No, he's not saying that. You've got it exactly backwards. Read more closely:

What if transphobia is our culture’s version of the penis-stealing witch panic? Wise but evil women (gender studies professors) are using incomprehensible black arts (post-modernism) to make people lose their penises. Sure, those people are losing their penises through voluntary sex-change surgery, but this is just another case of the general principle that we replace the magical explanations natural to other cultures with the medicalized explanations natural to our own.

Scott isn't saying that the belief that transphobia is a threat is the panic and that transphobia isn't very big. He's saying that transphobia itself is the panic; transphobes are treating the pro-trans movement as evil penis-stealing witches.

Scott's dunking on his transphobe outgroup here. It's the exact opposite of saying that the trans movement has gone too far.

It's kind of weird dunk though -- if there actually were witches stealing people's penises in Africa, it seems like the Africans would be entirely correct to panic about it? Witch panics in general are mostly bad when the witches don't exist. For instance, one could argue that the problem with the Red Scare was being bad at identifying the Soviet spies -- they were a real problem!

Scott’s whole deal with transphobia is the argument that because trans want to be identified with their adopted sex, it doesn’t matter that they aren’t really. The ‘transphobic’ view is that it does matter.

Right, but either way the doctors are in fact stealing penises, yeah? To those that think stealing penises is bad, this position just makes Scott witch-adjacent or something.
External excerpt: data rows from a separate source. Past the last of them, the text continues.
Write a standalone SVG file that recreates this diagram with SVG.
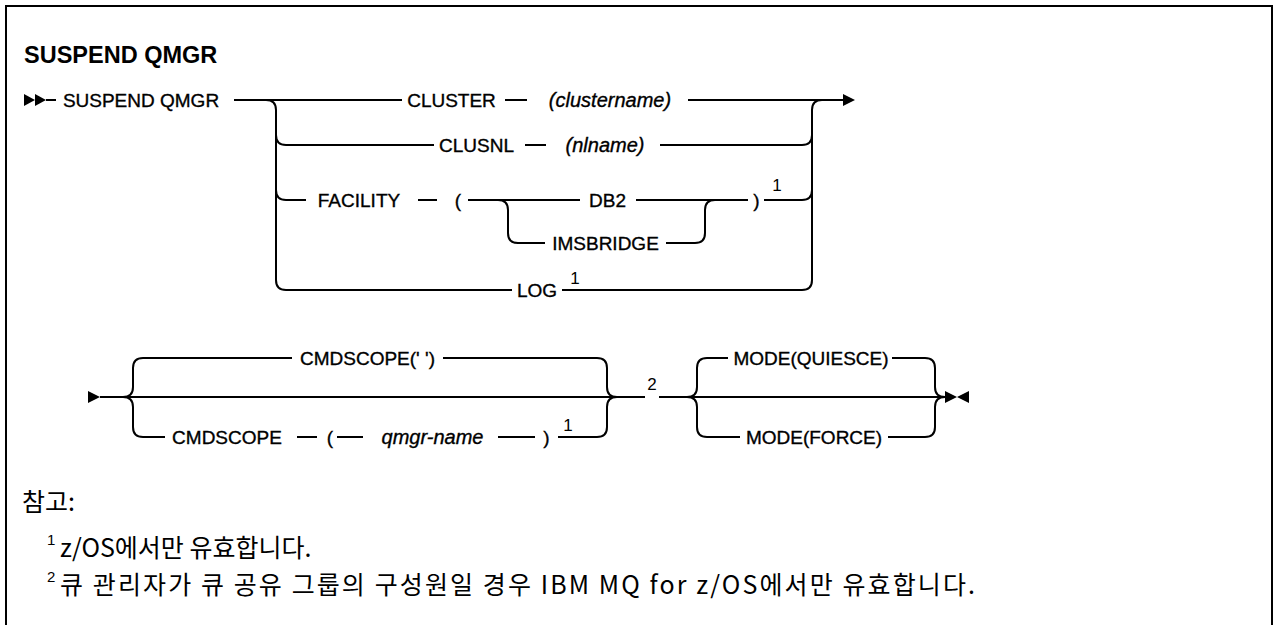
<svg xmlns="http://www.w3.org/2000/svg" width="1274" height="625" viewBox="0 0 1274 625">
<style>
.ln{stroke:#000;stroke-width:2;fill:none}
.ar{fill:#000;stroke:none}
.kw{font-family:"Liberation Sans",Arial,sans-serif;font-size:19px;fill:#000;stroke:#000;stroke-width:0.35px;text-anchor:middle}
.var{font-style:italic;font-size:20px}
.sup{font-family:"Liberation Sans",Arial,sans-serif;font-size:17px;fill:#000;text-anchor:middle}
.title{font-family:"Liberation Sans",Arial,sans-serif;font-size:23.5px;font-weight:bold;fill:#000}
.note{font-family:"Noto Sans CJK KR","Liberation Sans",sans-serif;font-size:25px;fill:#000}
.nsup{font-family:"Liberation Sans",sans-serif;font-size:15px;fill:#000}
</style>
<rect x="6" y="6" width="1266" height="640" fill="#fff" stroke="#000" stroke-width="2"/>
<text class="title" x="24" y="63">SUSPEND QMGR</text>

<g id="connectors">
<polygon class="ar" points="24,94 35,100 24,106"/>
<polygon class="ar" points="35,94 46,100 35,106"/>
<path class="ln" d="M46 100 H56 M234 100 H402 M505 100 H527 M688 100 H843"/>
<polygon class="ar" points="843,94 855,100 843,106"/>
<path class="ln" d="M266 100 Q276 100 276 110 V280 Q276 290 286 290 H512 M562 290 H802 Q812 290 812 280 V110 Q812 100 822 100"/>
<path class="ln" d="M276 135 Q276 145 286 145 H434 M525 145 H546 M660 145 H802 Q812 145 812 135"/>
<path class="ln" d="M276 190 Q276 200 286 200 H306 M418 200 H437 M468 200 H580 M636 200 H748 M764 200 H802 Q812 200 812 190"/>
<path class="ln" d="M498 200 Q508 200 508 210 V233 Q508 243 518 243 H545 M666 243 H695 Q705 243 705 233 V210 Q705 200 715 200"/>

<polygon class="ar" points="88,391 100,397 88,403"/>
<path class="ln" d="M100 397 H645 M659 397 H945"/>
<path class="ln" d="M123 397 Q133 397 133 387 V368 Q133 358 143 358 H292 M123 397 Q133 397 133 407 V427 Q133 437 143 437 H165"/>
<path class="ln" d="M443 358 H597 Q607 358 607 368 V387 Q607 397 617 397"/>
<path class="ln" d="M297 437 H317 M337 437 H363 M498 437 H535 M558 437 H597 Q607 437 607 427 V407 Q607 397 617 397"/>
<path class="ln" d="M687 397 Q697 397 697 387 V368 Q697 358 707 358 H728 M687 397 Q697 397 697 407 V427 Q697 437 707 437 H740"/>
<path class="ln" d="M892 358 H925 Q935 358 935 368 V387 Q935 397 945 397 M888 437 H925 Q935 437 935 427 V407 Q935 397 945 397"/>
<polygon class="ar" points="945,391 957,397 945,403"/>
<polygon class="ar" points="969,391 957,397 969,403"/>
</g>

<g id="suspend"><text class="kw" x="141" y="107">SUSPEND QMGR</text></g>
<g id="cluster"><text class="kw" x="451.5" y="107">CLUSTER</text><text class="kw var" x="610" y="107">(clustername)</text></g>
<g id="clusnl"><text class="kw" x="476.5" y="152">CLUSNL</text><text class="kw var" x="605" y="152">(nlname)</text></g>
<g id="facility"><text class="kw" x="359" y="207">FACILITY</text><text class="kw" x="458" y="207">(</text><text class="kw" x="756.5" y="207">)</text><text class="sup" x="777" y="191">1</text></g>
<g id="db2"><text class="kw" x="607.5" y="207">DB2</text></g>
<g id="imsbridge"><text class="kw" x="605.5" y="250">IMSBRIDGE</text></g>
<g id="log"><text class="kw" x="537" y="297">LOG</text><text class="sup" x="575" y="284">1</text></g>
<g id="cmdscope-blank"><text class="kw" x="367.5" y="365">CMDSCOPE(' ')</text></g>
<g id="cmdscope-qmgr"><text class="kw" x="227" y="444">CMDSCOPE</text><text class="kw" x="330" y="444">(</text><text class="kw var" x="432.5" y="444">qmgr-name</text><text class="kw" x="546.5" y="444">)</text><text class="sup" x="568" y="431">1</text></g>
<g id="note2-ref"><text class="sup" x="652" y="390">2</text></g>
<g id="mode-quiesce"><text class="kw" x="811" y="365">MODE(QUIESCE)</text></g>
<g id="mode-force"><text class="kw" x="814" y="444">MODE(FORCE)</text></g>

<g id="notes">
<text class="note" x="22" y="511">참고:</text>
<text class="nsup" x="47" y="545">1</text>
<text class="note" x="60" y="557">z/OS에서만 유효합니다.</text>
<text class="nsup" x="47" y="582">2</text>
<text class="note" x="60" y="594" textLength="915" lengthAdjust="spacing">큐 관리자가 큐 공유 그룹의 구성원일 경우 IBM MQ for z/OS에서만 유효합니다.</text>
</g>
</svg>
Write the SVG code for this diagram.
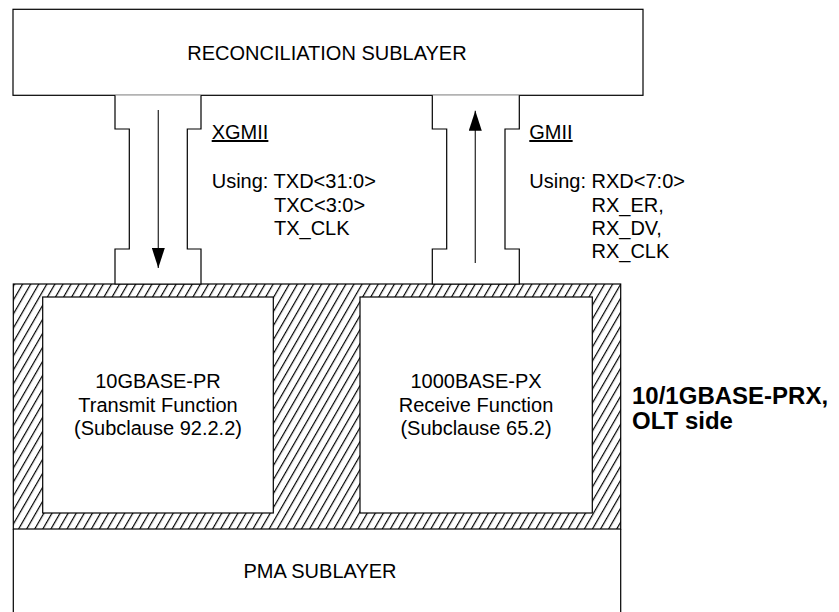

Stealing, or taking with informed consent? Of course, one can argue that for some things, taking with full informed consent is just as bad as stealing, and that the penis is one of those things, much like how voluntarily selling oneself into chattel slavery is considered unethical and illegal in most of modern society. But there seems to be very different perspectives in the various tribes when it comes to how big a difference there is between stealing and taking with consent for this particular thing.